Thursday, November 12, 2015

Flat Tax Plans Dominate Republican Candidates Tax Proposals in the November 10, 2015, Fox Business News-WSJ Debate

On December 10, 1981, my distinguished colleague Robert (Bob) E. Hall and I first proposed our flat-tax plan in the editorial pages of the Wall Street Journal.  We followed it with a book in 1983, which we updated in 1985, 1995, and 2007 (the latest edition is free to download and print from the Hoover Press).

Imitators followed in short order.  With very slight adjustments to the tax rate and personal allowance, Dick Armey and Steve Forbes proposed identical plans.   (As politicians, they attached their own names to the plans.  A politician cannot run for office using the names of two academics as the authors of their plans).

Art Laffer wrote a different kind of flat tax for Jerry Brown in 1992 and asked me to serve as Brown’s spokesman for the plan, which I did for six weeks.  Laffer has written similar plans for Rand Paul and Ted Cruz, differentiated by rates on gross business income minus investment (effectively a VAT) and personal income.

Ben Carson has an across-the-board 15 percent and Rick Santorum 20 percent flat taxes.  Jeb Bush, aided by some of his brother’s former advisers, has proposed a modification of George W’s tax legislation.  The others are talking in terms of lower rates and fewer deductions.  Carly Fiorina wants a three-page income tax; Hall-Rabushka's draft law is three-and-a-half pages long.  Marco Rubio is an outlier, with a top rate of 35 percent in his plan co-authored with Senator Mike Lee.  (The Tax Foundation has an excellent table, which updates and compares all the candidates tax proposals, both Democrat and Republican.)

One or another version of a flat tax has been adopted in over 40 jurisdictions worldwide, most following the collapse of the Soviet Union.  Others are under consideration in the Isle of Man beginning April 1, 2016, and in Italy, Ireland, and Poland in preparation for their next national elections.  (Our book has been translated into Italian and Polish).

Will the United States have a flat tax anytime in the near future?  It depends first on who becomes the Republican nominee, and if he (she) wins.  Second, Republicans must retain majorities in both branches of Congress.  Third, the Senate must be prepared to use the nuclear option, if necessary, to defeat a filibuster.

No one would have predicted in 1981 that over forty countries would have a flat tax in 2015, or that Western Europe would have several countries considering a flat tax.  Good ideas with strong marketing can overcome inertia, special interests, and establishment politicians with their Praetorian Guards of academic advisers, and such international organizations favoring steeply graduated income taxes (in the guise of fairness) as the IMF, OECD, World Bank, and numerous left-leaning think tanks.

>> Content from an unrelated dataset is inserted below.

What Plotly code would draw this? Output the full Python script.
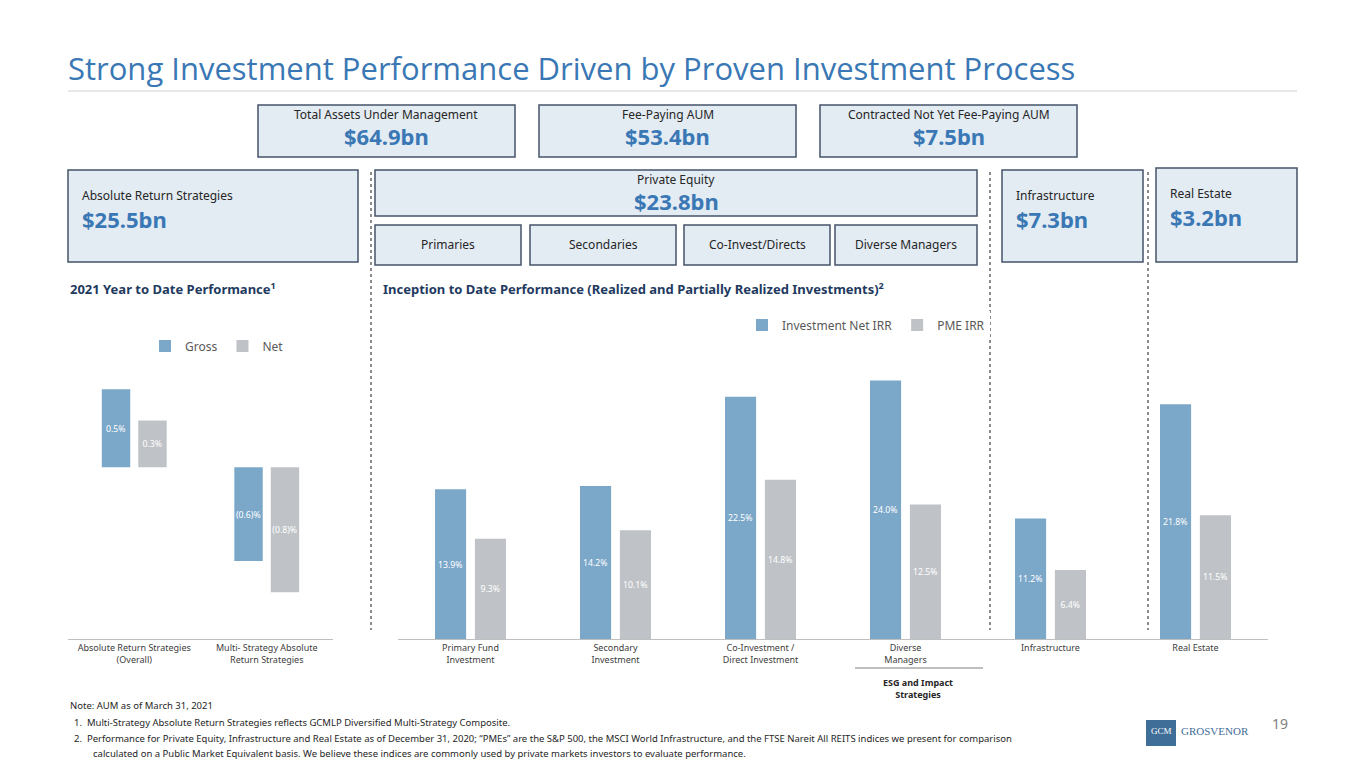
import plotly.graph_objects as go

W, H = 1349, 752  # page body has an 8px margin inside the 1365x768 window
OFF = 8

# data
ytd_cats = ['Absolute Return Strategies<br>(Overall)', 'Multi- Strategy Absolute<br>Return Strategies']
ytd_gross = [0.5, -0.6]
ytd_net = [0.3, -0.8]
ytd_gross_lbl = ['0.5%', '(0.6)%']
ytd_net_lbl = ['0.3%', '(0.8)%']

itd_cats = ['Primary Fund<br>Investment', 'Secondary<br>Investment', 'Co-Investment /<br>Direct Investment',
            'Diverse<br>Managers', 'Infrastructure', 'Real Estate']
itd_irr = [13.9, 14.2, 22.5, 24.0, 11.2, 21.8]
itd_pme = [9.3, 10.1, 14.8, 12.5, 6.4, 11.5]

BLUE = '#7BA7C9'
GREY = '#BFC3C7'
TITLE = '#3A78B5'
NAVY = '#1F3A5F'
FONT = 'Noto Sans'


def px(x):
    return (x - OFF) / W


def py(y):
    return 1 - (y - OFF) / H


fig = go.Figure()

# YTD chart
fig.add_trace(go.Bar(x=ytd_cats, y=ytd_gross, name='Gross', marker_color=BLUE, text=ytd_gross_lbl,
                     textposition='inside', insidetextanchor='middle', xaxis='x', yaxis='y', legend='legend'))
fig.add_trace(go.Bar(x=ytd_cats, y=ytd_net, name='Net', marker_color=GREY, text=ytd_net_lbl,
                     textposition='inside', insidetextanchor='middle', xaxis='x', yaxis='y', legend='legend'))

# ITD chart
fig.add_trace(go.Bar(x=itd_cats, y=itd_irr, name='Investment Net IRR', marker_color=BLUE,
                     text=[f'{v:.1f}%' for v in itd_irr], textposition='inside', insidetextanchor='middle',
                     xaxis='x2', yaxis='y2', legend='legend2'))
fig.add_trace(go.Bar(x=itd_cats, y=itd_pme, name='PME IRR', marker_color=GREY,
                     text=[f'{v:.1f}%' for v in itd_pme], textposition='inside', insidetextanchor='middle',
                     xaxis='x2', yaxis='y2', legend='legend2'))

fig.update_traces(textfont=dict(color='white', size=9), marker_line_width=0, textangle=0)

ax = dict(showgrid=False, showline=True, linecolor='#bfbfbf', ticks='', tickfont=dict(size=9, color='#404040'),
          fixedrange=True)
ay = dict(visible=False, showgrid=False, zeroline=False, fixedrange=True)

fig.update_layout(
    width=W, height=H, margin=dict(l=0, r=0, t=0, b=0),
    plot_bgcolor='white', paper_bgcolor='white',
    font=dict(family=FONT, color='#404040'),
    barmode='group', bargap=0.45, bargroupgap=0.22,
    uniformtext=dict(minsize=8, mode='show'),
    xaxis=dict(ax, domain=[px(68), px(333)]),
    yaxis=dict(ay, domain=[py(639), py(330)], range=[-1.10, 0.88]),
    xaxis2=dict(ax, domain=[px(398), px(1268)], anchor='y2'),
    yaxis2=dict(ay, domain=[py(639), py(330)], range=[0, 28.7], anchor='x2'),
    legend=dict(orientation='h', x=px(145), y=py(346), xanchor='left', yanchor='middle',
                font=dict(size=12, color='#595959'), itemwidth=30),
    legend2=dict(orientation='h', x=px(742), y=py(325), xanchor='left', yanchor='middle',
                 font=dict(size=12, color='#595959'), itemwidth=30),
)

shapes = []
annotations = []

# title
annotations.append(dict(x=px(66), y=py(68), xref='paper', yref='paper', xanchor='left', yanchor='middle',
                        text='Strong Investment Performance Driven by Proven Investment Process',
                        showarrow=False, font=dict(family='Open Sans', size=31, color=TITLE)))
shapes.append(dict(type='line', xref='paper', yref='paper', x0=px(68), x1=px(1297), y0=py(91), y1=py(91),
                   line=dict(color='#d0d0d0', width=1)))


def box(x0, y0, x1, y1, small, big, align='center'):
    shapes.append(dict(type='rect', xref='paper', yref='paper', x0=px(x0), x1=px(x1), y0=py(y0), y1=py(y1),
                       line=dict(color='#44546A', width=1.5), fillcolor='#E3EBF3', layer='below'))
    if align == 'center':
        xa, anc = (x0 + x1) / 2, 'center'
    else:
        xa, anc = x0 + 12, 'left'
    if big:
        tall = (y1 - y0) > 60
        annotations.append(dict(x=px(xa), y=py(y0 + 25 if tall else y0 + 10), xref='paper', yref='paper',
                                xanchor=anc, yanchor='middle', text=small, showarrow=False,
                                font=dict(size=12, color='#262626')))
        annotations.append(dict(x=px(xa), y=py(y0 + 49 if tall else y0 + 31), xref='paper', yref='paper',
                                xanchor=anc, yanchor='middle', text='<b>%s</b>' % big, showarrow=False,
                                font=dict(size=22, color=TITLE)))
    else:
        annotations.append(dict(x=px(xa), y=py((y0 + y1) / 2), xref='paper', yref='paper', xanchor=anc,
                                yanchor='middle', text=small, showarrow=False, font=dict(size=12, color='#262626')))


box(258, 105, 515, 157, 'Total Assets Under Management', '$64.9bn')
box(539, 105, 796, 157, 'Fee-Paying AUM', '$53.4bn')
box(820, 105, 1077, 157, 'Contracted Not Yet Fee-Paying AUM', '$7.5bn')
box(68, 170, 358, 262, 'Absolute Return Strategies', '$25.5bn', 'left')
box(375, 170, 977, 216, 'Private Equity', '$23.8bn')
box(375, 225, 521, 265, 'Primaries', None)
box(530, 225, 676, 265, 'Secondaries', None)
box(684, 225, 830, 265, 'Co-Invest/Directs', None)
box(835, 225, 977, 265, 'Diverse Managers', None)
box(1002, 170, 1143, 262, 'Infrastructure', '$7.3bn', 'left')
box(1156, 168, 1297, 262, 'Real Estate', '$3.2bn', 'left')

# dotted separators
for xv in [371, 990, 1148]:
    shapes.append(dict(type='line', xref='paper', yref='paper', x0=px(xv), x1=px(xv), y0=py(172), y1=py(630),
                       line=dict(color='#8c8c8c', width=2, dash='dot')))

# section headings
annotations.append(dict(x=px(68), y=py(288), xref='paper', yref='paper', xanchor='left', yanchor='middle',
                        text='<b>2021 Year to Date Performance<sup>1</sup></b>', showarrow=False,
                        font=dict(size=13, color=NAVY)))
annotations.append(dict(x=px(381), y=py(288), xref='paper', yref='paper', xanchor='left', yanchor='middle',
                        text='<b>Inception to Date Performance (Realized and Partially Realized Investments)<sup>2</sup></b>',
                        showarrow=False, font=dict(size=13, color=NAVY)))

# ESG bracket
shapes.append(dict(type='line', xref='paper', yref='paper', x0=px(855), x1=px(983), y0=py(668), y1=py(668),
                   line=dict(color='#7f7f7f', width=1)))
annotations.append(dict(x=px(918), y=py(688), xref='paper', yref='paper', xanchor='center', yanchor='middle',
                        text='<b>ESG and Impact<br>Strategies</b>', showarrow=False,
                        font=dict(size=9, color='#262626')))

# footnotes
notes = [
    (68, 705, 'Note: AUM as of March 31, 2021'),
    (72, 722, '1.  Multi-Strategy Absolute Return Strategies reflects GCMLP Diversified Multi-Strategy Composite.'),
    (72, 738, '2.  Performance for Private Equity, Infrastructure and Real Estate as of December 31, 2020; \u201cPMEs\u201d '
              'are the S&P 500, the MSCI World Infrastructure, and the FTSE Nareit All REITS indices we present for comparison'),
    (91, 753, 'calculated on a Public Market Equivalent basis. We believe these indices are commonly used by private '
              'markets investors to evaluate performance.'),
]
for xv, yv, t in notes:
    annotations.append(dict(x=px(xv), y=py(yv), xref='paper', yref='paper', xanchor='left', yanchor='middle',
                            text=t, showarrow=False, font=dict(family='Noto Sans', size=9.5, color='#262626')))

# logo + page number
shapes.append(dict(type='rect', xref='paper', yref='paper', x0=px(1146), x1=px(1176), y0=py(720), y1=py(746),
                   fillcolor='#3F6E98', line=dict(width=0), layer='below'))
annotations.append(dict(x=px(1161), y=py(731), xref='paper', yref='paper', xanchor='center', yanchor='middle',
                        text='GCM', showarrow=False,
                        font=dict(family='Liberation Serif', size=9, color='white')))
annotations.append(dict(x=px(1179), y=py(731), xref='paper', yref='paper', xanchor='left', yanchor='middle',
                        text='GROSVENOR', showarrow=False,
                        font=dict(family='Liberation Serif', size=11, color='#3F6E98')))
annotations.append(dict(x=px(1290), y=py(735), xref='paper', yref='paper', text='19', showarrow=False,
                        font=dict(size=14, color='#808080')))

fig.update_layout(shapes=shapes, annotations=annotations)
fig.write_html('out.html')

Your friendly proprietor has racked up hundreds of thousands of miles traveling the globe to explain the flat tax and support flat-tax movements.  I frequently receive requests from foreign countries in Africa, Asia, Central and South America, the Caribbean, and the Middle East to explain the details and benefits of the Hall-Rabushka flat tax.  I have written flat-tax plans for several countries to show how they can replace their harmful, complicated, multi-bracket tax codes to improve compliance and growth.


On personal note, it is gratifying to see thirty-five years of work bearing fruit.

1 comment :

David R. Henderson said...

Congratulations, Alvin, and thank you for your service.